Considerazioni che valgono, in particolare, per le ripetute ventilate promesse di rivoluzione liberale regolarmente disattese (basti pensare ai plurimi annunci in materia di Silvio Berlusconi). E, per ritornare alla caustica massima longanesiana, a conoscersi sono in modo particolare i protagonisti del capitalismo italiano.

 

Tra i principali paradigmi di capitalismo – che non è unico, come noto, ma si presenta secondo varianti differenti – vanno annoverati quello delle economie di mercato liberali (o modello anglosassone), nel quale le imprese si trovano in una condizione di accentuata competizione e le relazioni di mercato sono gestite attraverso contratti formali molto dettagliati e completi.
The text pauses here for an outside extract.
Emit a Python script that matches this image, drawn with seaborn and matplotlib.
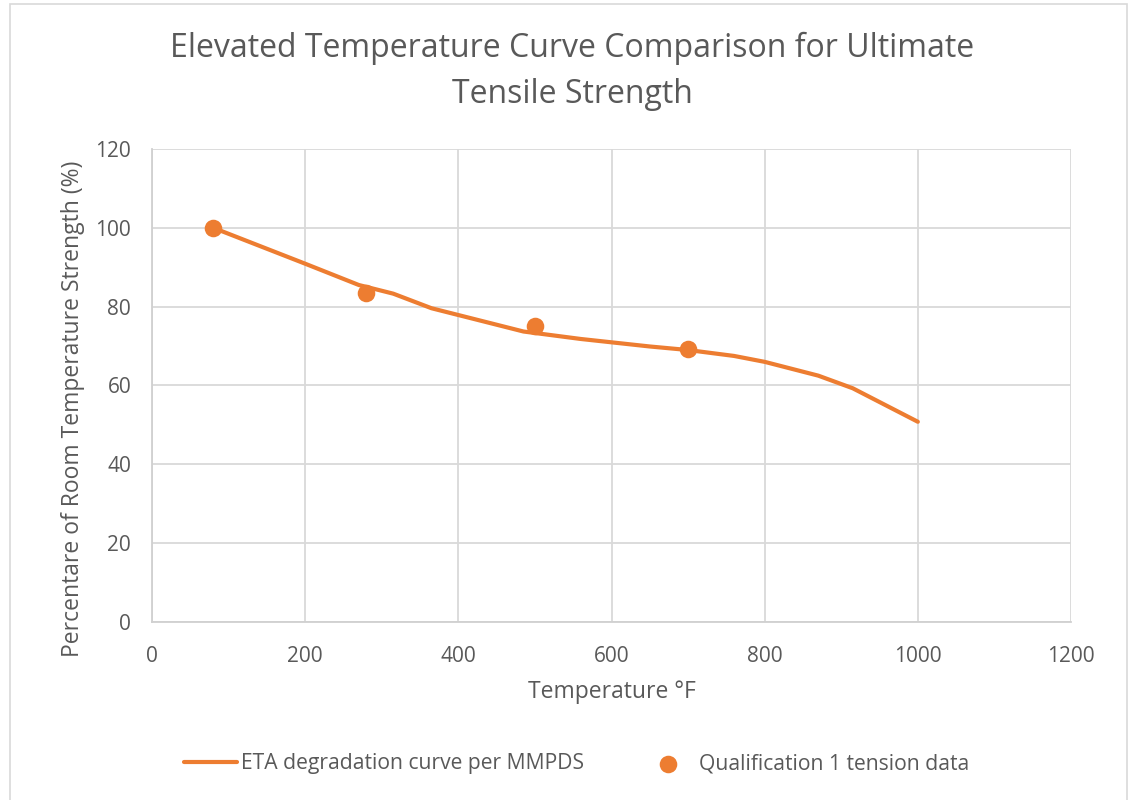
import matplotlib
matplotlib.use("Agg")
import matplotlib.pyplot as plt
import seaborn as sns
import pandas as pd
from matplotlib.patches import Rectangle

# Data
curve_temp = [80, 200, 270, 315, 365, 485, 560, 650, 700, 760, 800, 870, 915, 1000]
curve_pct = [100, 90.9, 85.5, 83.3, 79.6, 73.7, 71.8, 69.9, 69.0, 67.5, 66.0, 62.5, 59.3, 50.8]
qual_temp = [80, 280, 500, 700]
qual_pct = [100, 83.4, 75.0, 69.2]

curve_label = "ETA degradation curve per MMPDS"
qual_label = "Qualification 1 tension data"

sns.set_theme(style="white")
plt.rcParams['font.family'] = ['Open Sans', 'DejaVu Sans']

txt = "#595959"
orange = "#ED7D31"

fig = plt.figure(figsize=(11.35, 8), dpi=100)
ax = fig.add_axes([152/1135, 1-622/800, (1071-152)/1135, (622-149)/800])

df_curve = pd.DataFrame({"temp": curve_temp, "pct": curve_pct})
df_qual = pd.DataFrame({"temp": qual_temp, "pct": qual_pct})

sns.lineplot(data=df_curve, x="temp", y="pct", ax=ax, color=orange, linewidth=3,
             label=curve_label, sort=False, solid_joinstyle="round", solid_capstyle="round")
sns.scatterplot(data=df_qual, x="temp", y="pct", ax=ax, color=orange, s=160,
                edgecolor=orange, linewidth=0, label=qual_label, zorder=5)

ax.set_xlim(0, 1200)
ax.set_ylim(0, 120)
ax.set_xticks(range(0, 1201, 200))
ax.set_yticks(range(0, 121, 20))
ax.grid(True, color="#d9d9d9", linewidth=1.3)
ax.set_axisbelow(True)
for s in ["top", "right"]:
    ax.spines[s].set_visible(False)
for s in ["left", "bottom"]:
    ax.spines[s].set_color("#d0d0d0")
    ax.spines[s].set_linewidth(1.3)
ax.tick_params(axis="both", colors=txt, labelsize=15, length=0)
ax.tick_params(axis="x", pad=17)
ax.tick_params(axis="y", pad=15)

ax.set_xlabel("Temperature °F", fontsize=16.5, color=txt, labelpad=10)
ax.set_ylabel("Percentare of Room Temperature Strength (%)", fontsize=16.5, color=txt)
ax.yaxis.set_label_coords(-0.073, 0.45)

fig.text(0.504, 0.911, "Elevated Temperature Curve Comparison for Ultimate\nTensile Strength",
         ha="center", va="center", fontsize=23, color=txt, linespacing=1.5)

leg = ax.legend(loc="center", bbox_to_anchor=(0.462, -0.300), ncol=2, frameon=False,
                fontsize=15.2, handlelength=2.5, handletextpad=0.2, columnspacing=2.75,
                labelcolor=txt)

fig.patches.append(Rectangle((10/1135, -0.01), (1127-10)/1135, 1-4/800 + 0.01,
                             transform=fig.transFigure, fill=False,
                             edgecolor="#d9d9d9", linewidth=1.2))

fig.savefig("out.png", dpi=100, facecolor="white")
E quello delle economie di mercato coordinate (o modello tedesco), nel quale esiste un ruolo più marcato dei poteri pubblici, si instaurano modalità comportamentali più collaborative e gli accordi risultano più incompleti e non scritti, sostituiti appunto da prassi maggiormente cooperative. Rispetto a questi paradigmi, ancora una volta, si staglia l’«eccezione italiana».

 

Dove il mercato è meno competitivo e più consociativo e lo Stato anziché svolgere una funzione autentica di regolatore si muove «a geometrie variabili» a seconda della maggioranza politica di cui è espressione e talvolta all’insegna di un interventismo più scoordinato e «amichettista» degli uni piuttosto che degli altri. Ossia dei protagonisti di un capitalismo familiare e dinastico che rappresenta il solo vero elemento di continuità della storia economica contemporanea italiana. Espressione a volte, come dicono alcuni studiosi di scienze sociali ispirandosi alla famosa-famigerata categoria elaborata nei tardi anni Cinquanta da Edward Banfield, di un familismo amorale che permea la società italiana a ogni livello, senza soluzione di continuità.

 

Un tempo a orchestrare il concerto degli interessi in gioco e a depotenziare i conflitti, che vediamo invece oggi dilagare, c’era il «salotto buono» (e camera di compensazione) di Mediobanca, sotto la regia ferrea di Enrico Cuccia. Fondata da quel banchiere umanista, Raffaele Mattioli, che con la sua Banca commerciale italiana aveva disegnato e governato il boom economico nazionale – leggere per credere le testimonianze (da Bruno Visentini a Guido Carli, da Ignazio Visco ad Antonio Patuelli) raccolte nel recentissimo volume “Gli insegnamenti di Raffaele Mattioli” (Laterza). Una stagione tramontata irreversibilmente, assieme alla politica industriale, mentre quello che Guido Rossi ha definito il «conflitto epidemico» (di interessi) si diffondeva ovunque. Ed è, appunto, la triste storia dei nostri anni.